## begin

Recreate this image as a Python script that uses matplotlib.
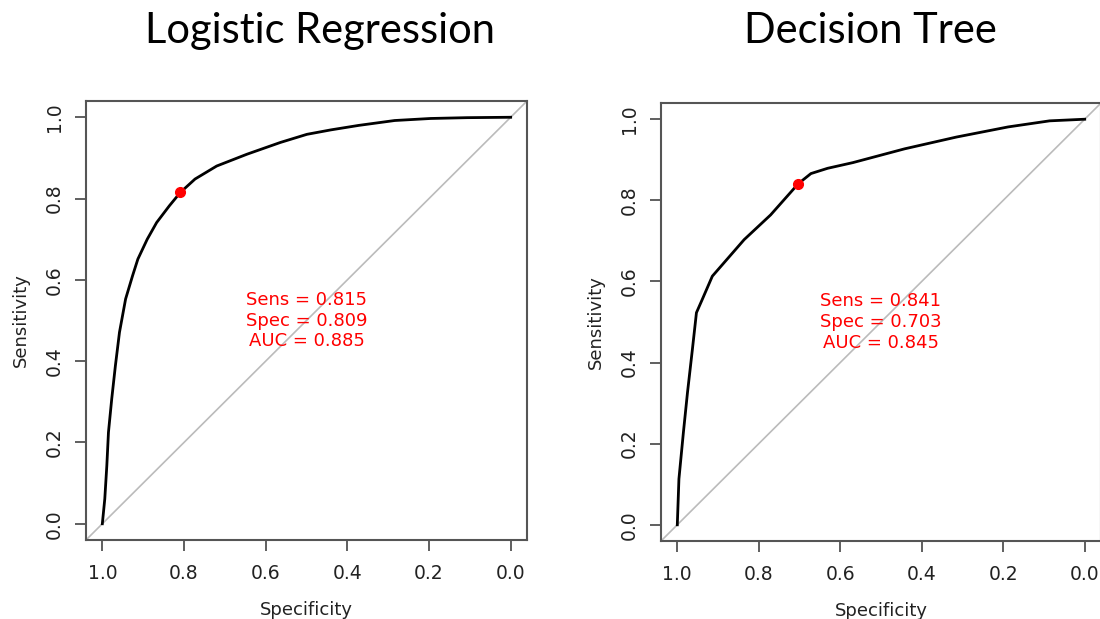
import numpy as np
import matplotlib.pyplot as plt

# ROC curves (specificity, sensitivity)
lr_spec = [1.0, 0.994, 0.989, 0.985, 0.977, 0.968, 0.958, 0.943, 0.926, 0.913, 0.890,
           0.867, 0.836, 0.809, 0.773, 0.720, 0.646, 0.564, 0.499, 0.440, 0.372,
           0.284, 0.196, 0.107, 0.0]
lr_sens = [0.0, 0.061, 0.143, 0.225, 0.307, 0.389, 0.471, 0.553, 0.610, 0.651, 0.700,
           0.741, 0.782, 0.815, 0.848, 0.880, 0.909, 0.938, 0.958, 0.969, 0.980,
           0.992, 0.997, 0.999, 1.0]

dt_spec = [1.0, 0.996, 0.985, 0.975, 0.963, 0.953, 0.939, 0.914, 0.836, 0.771, 0.703,
           0.672, 0.631, 0.569, 0.442, 0.315, 0.188, 0.086, 0.0]
dt_sens = [0.0, 0.113, 0.228, 0.326, 0.432, 0.523, 0.555, 0.613, 0.703, 0.764, 0.841,
           0.866, 0.879, 0.893, 0.927, 0.956, 0.981, 0.996, 1.0]

titles = ['Logistic Regression', 'Decision Tree']
best_spec = [0.809, 0.703]
best_sens = [0.815, 0.841]
aucs = [0.885, 0.845]
ticks = [1.0, 0.8, 0.6, 0.4, 0.2, 0.0]

fig = plt.figure(figsize=(11, 6.19), dpi=100)
positions = [[86/1100, 79/619, 441/1100, 439/619],
             [661/1100, 78/619, 440/1100, 438/619]]
title_x = [320/1100, 870/1100]
curves = [(lr_spec, lr_sens), (dt_spec, dt_sens)]

for i in range(2):
    ax = fig.add_axes(positions[i])
    spec, sens = curves[i]
    ax.set_xlim(1.04, -0.04)
    ax.set_ylim(-0.04, 1.04)
    ax.axline((1, 0), (0, 1), color='#bbbbbb', lw=1.2, zorder=1)
    ax.plot(spec, sens, color='black', lw=2, zorder=2)
    ax.plot(best_spec[i], best_sens[i], 'o', color='red', ms=7, zorder=3)
    label = 'Sens = %.3f\nSpec = %.3f\nAUC = %.3f' % (best_sens[i], best_spec[i], aucs[i])
    ax.text(0.5, 0.5, label, color='red', ha='center', va='center',
            fontsize=13, linespacing=1.2, family='DejaVu Sans')
    ax.set_xticks(ticks)
    ax.set_yticks(ticks)
    ax.set_xticklabels(['%.1f' % t for t in ticks])
    ax.set_yticklabels(['%.1f' % t for t in ticks], rotation=90, va='center')
    ax.tick_params(length=8, width=1.2, color='#444444', labelsize=13.5,
                   labelcolor='#222222')
    ax.tick_params(axis='x', pad=9)
    ax.tick_params(axis='y', pad=8)
    for s in ax.spines.values():
        s.set_color('#555555')
        s.set_linewidth(1.5)
    ax.set_xlabel('Specificity', fontsize=13, color='#222222', labelpad=13)
    ax.set_ylabel('Sensitivity', fontsize=13, color='#222222', labelpad=11)
    fig.text(title_x[i], 1 - 43/619, titles[i], ha='center', va='baseline',
             fontsize=30, family='Lato')

plt.savefig('out.png', dpi=100)
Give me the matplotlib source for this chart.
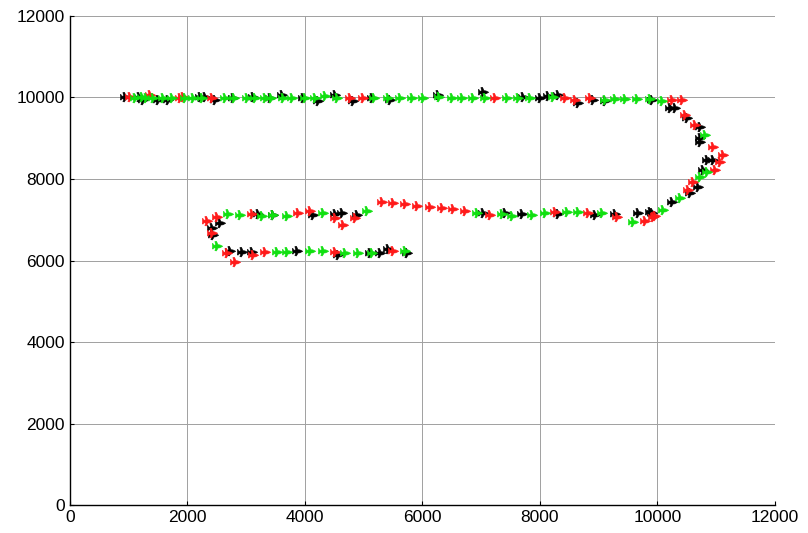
import matplotlib.pyplot as plt
from matplotlib.path import Path

# ---------------------------------------------------------
# data
# ---------------------------------------------------------

green_x = [1110, 1220, 1300, 1410, 1580, 1740, 1950, 2090, 2250, 2640, 2800, 3010, 3150,
           3320, 3420, 3630, 3780, 4000, 4170, 4340, 4540, 5170, 5410, 5620, 5820, 6010,
           6290, 6500, 6670, 6860, 7060, 7440, 7630, 7830, 8220, 9100, 9280, 9450,
           9650, 9870, 10080,
           10810, 10840, 10720, 10380, 10090,
           9580, 9060, 8650, 8460, 8090, 7860, 7520, 7350, 6930,
           5060, 4310, 3690, 3460, 3270, 2890, 2690,
           2500, 3520, 3690, 4090, 4310, 4680, 4900, 5140, 5700]
green_y = [9990, 10010, 9980, 9990, 9990, 9990, 9990, 9990, 9980, 9990, 9980, 9990, 9980,
           9990, 9980, 9980, 9990, 9980, 9990, 10040, 9990, 9990, 9990, 9990, 9990, 9990,
           10020, 9990, 9990, 9990, 9990, 9990, 9990, 9990, 10010, 9930, 9960, 9960,
           9960, 9960, 9910,
           9080, 8170, 8050, 7530, 7240,
           6940, 7170, 7190, 7190, 7170, 7120, 7090, 7140, 7170,
           7210, 7170, 7090, 7120, 7090, 7120, 7140,
           6360, 6210, 6210, 6230, 6230, 6180, 6180, 6180, 6230]

red_x = [1020, 1360, 1870, 1920, 2420, 4770, 4990, 7230, 8430, 8600, 8850, 10250, 10420,
         10470, 10640, 10940, 11110, 11060, 10980, 10610, 10520, 9920,
         9960, 9790, 9310, 8820, 8260, 7150,
         6720, 6520, 6330, 6130, 5910, 5700, 5500, 5310,
         4850, 4650, 4510, 4090, 3880, 3100, 2500, 2330,
         2420, 2670, 2810, 3110, 3320, 4510, 5500]
red_y = [10010, 10060, 9990, 10010, 9990, 9990, 9990, 9990, 9990, 9940, 9990, 9940, 9940,
         9570, 9330, 8790, 8590, 8420, 8220, 7930, 7730, 7070,
         7090, 6970, 7070, 7170, 7190, 7120,
         7210, 7260, 7290, 7310, 7340, 7390, 7410, 7440,
         7040, 6870, 7040, 7210, 7170, 7140, 7070, 6970,
         6670, 6180, 5960, 6130, 6210, 6210, 6230]

black_x = [940, 1180, 1240, 1500, 1670, 2210, 2300, 2470, 2770, 3110, 3400, 3610, 3970,
           4230, 4510, 4820, 5140, 5440, 6260, 7030, 7710, 8000, 8140, 8310, 8650,
           8900, 9110, 9900, 10210, 10300, 10500,
           10720, 10720, 10720, 10840, 10940, 10780, 10690, 10550, 10250, 9870,
           9910, 9670, 9280, 8940, 8300, 7690, 7400, 7030,
           4890, 4630, 4510, 4140, 3460, 3200,
           2550, 2420, 2430, 2720, 2930, 3100, 3860, 4560, 5110, 5280, 5410, 5740]
black_y = [10010, 10020, 9940, 9940, 9940, 10010, 10010, 9940, 9990, 10010, 9990, 10060, 9990,
           9920, 10060, 9910, 9990, 9950, 10060, 10130, 10010, 9990, 10040, 10060, 9870,
           9930, 9920, 9930, 9740, 9740, 9500,
           9280, 9010, 8910, 8470, 8470, 8220, 7800, 7660, 7440, 7190,
           7170, 7170, 7140, 7120, 7140, 7140, 7160, 7170,
           7120, 7170, 7140, 7120, 7120, 7140,
           6920, 6800, 6630, 6230, 6210, 6210, 6230, 6130, 6180, 6180, 6280, 6180]

x_ticks = [0, 2000, 4000, 6000, 8000, 10000, 12000]
y_ticks = [0, 2000, 4000, 6000, 8000, 10000, 12000]


# ---------------------------------------------------------
# little airplane / bird marker
# ---------------------------------------------------------

def plane_marker():
    verts = [(1.0, 0.05), (0.5, 0.3), (0.1, 0.35), (-0.2, 1.0), (-0.5, 0.95),
             (-0.35, 0.3), (-0.7, 0.25), (-0.9, 0.6), (-1.0, 0.55), (-0.95, 0.0),
             (-1.0, -0.45), (-0.85, -0.5), (-0.7, -0.25), (-0.35, -0.3),
             (-0.5, -0.8), (-0.2, -0.85), (0.1, -0.3), (0.5, -0.25), (1.0, 0.05)]
    codes = [Path.MOVETO] + [Path.LINETO] * (len(verts) - 2) + [Path.CLOSEPOLY]
    return Path(verts, codes)


plt.rcParams['font.family'] = ['Liberation Sans', 'DejaVu Sans']

fig = plt.figure(figsize=(8.08, 5.33), dpi=100)
ax = fig.add_axes([0.0866, 0.0525, 0.8724, 0.9175])

mk = plane_marker()
ax.plot(black_x, black_y, linestyle='none', marker=mk, markersize=7.5,
        color='black', markeredgewidth=0.4)
ax.plot(red_x, red_y, linestyle='none', marker=mk, markersize=7.5,
        color='#ff1a1a', markeredgewidth=0.4)
ax.plot(green_x, green_y, linestyle='none', marker=mk, markersize=7.5,
        color='#10e010', markeredgewidth=0.4)

ax.set_xlim(0, 12000)
ax.set_ylim(0, 12000)
ax.set_xticks(x_ticks)
ax.set_yticks(y_ticks)
ax.tick_params(direction='in', length=3, labelsize=12.5, colors='black')
ax.grid(True, color='#a0a0a0', linewidth=0.7)
ax.set_axisbelow(True)
for s in ['top', 'right']:
    ax.spines[s].set_visible(False)
for s in ['left', 'bottom']:
    ax.spines[s].set_linewidth(1.0)

fig.savefig('out.png', dpi=100)
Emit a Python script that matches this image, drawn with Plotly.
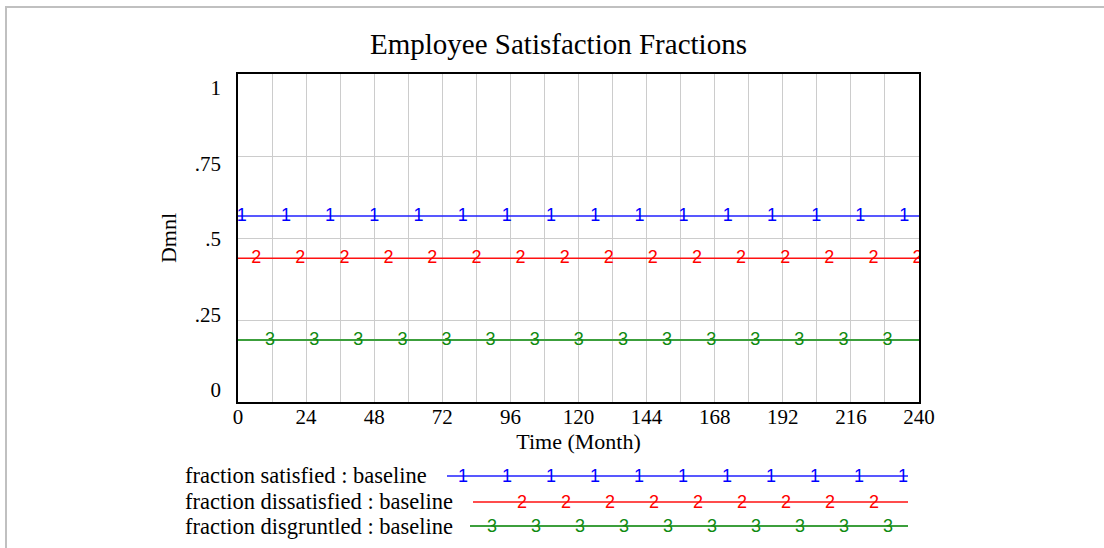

## end

→ **GIVEN EXERCISE**
Only the lines from the start of the records to the line with "curves = [(lr_spec, lr_sens), (dt_spec, dt_sens)]" belong in the copy. Print them exactly, minus pictures.

→ **RESULT**
Recreate this image as a Python script that uses matplotlib.
import numpy as np
import matplotlib.pyplot as plt

# ROC curves (specificity, sensitivity)
lr_spec = [1.0, 0.994, 0.989, 0.985, 0.977, 0.968, 0.958, 0.943, 0.926, 0.913, 0.890,
           0.867, 0.836, 0.809, 0.773, 0.720, 0.646, 0.564, 0.499, 0.440, 0.372,
           0.284, 0.196, 0.107, 0.0]
lr_sens = [0.0, 0.061, 0.143, 0.225, 0.307, 0.389, 0.471, 0.553, 0.610, 0.651, 0.700,
           0.741, 0.782, 0.815, 0.848, 0.880, 0.909, 0.938, 0.958, 0.969, 0.980,
           0.992, 0.997, 0.999, 1.0]

dt_spec = [1.0, 0.996, 0.985, 0.975, 0.963, 0.953, 0.939, 0.914, 0.836, 0.771, 0.703,
           0.672, 0.631, 0.569, 0.442, 0.315, 0.188, 0.086, 0.0]
dt_sens = [0.0, 0.113, 0.228, 0.326, 0.432, 0.523, 0.555, 0.613, 0.703, 0.764, 0.841,
           0.866, 0.879, 0.893, 0.927, 0.956, 0.981, 0.996, 1.0]

titles = ['Logistic Regression', 'Decision Tree']
best_spec = [0.809, 0.703]
best_sens = [0.815, 0.841]
aucs = [0.885, 0.845]
ticks = [1.0, 0.8, 0.6, 0.4, 0.2, 0.0]

fig = plt.figure(figsize=(11, 6.19), dpi=100)
positions = [[86/1100, 79/619, 441/1100, 439/619],
             [661/1100, 78/619, 440/1100, 438/619]]
title_x = [320/1100, 870/1100]
curves = [(lr_spec, lr_sens), (dt_spec, dt_sens)]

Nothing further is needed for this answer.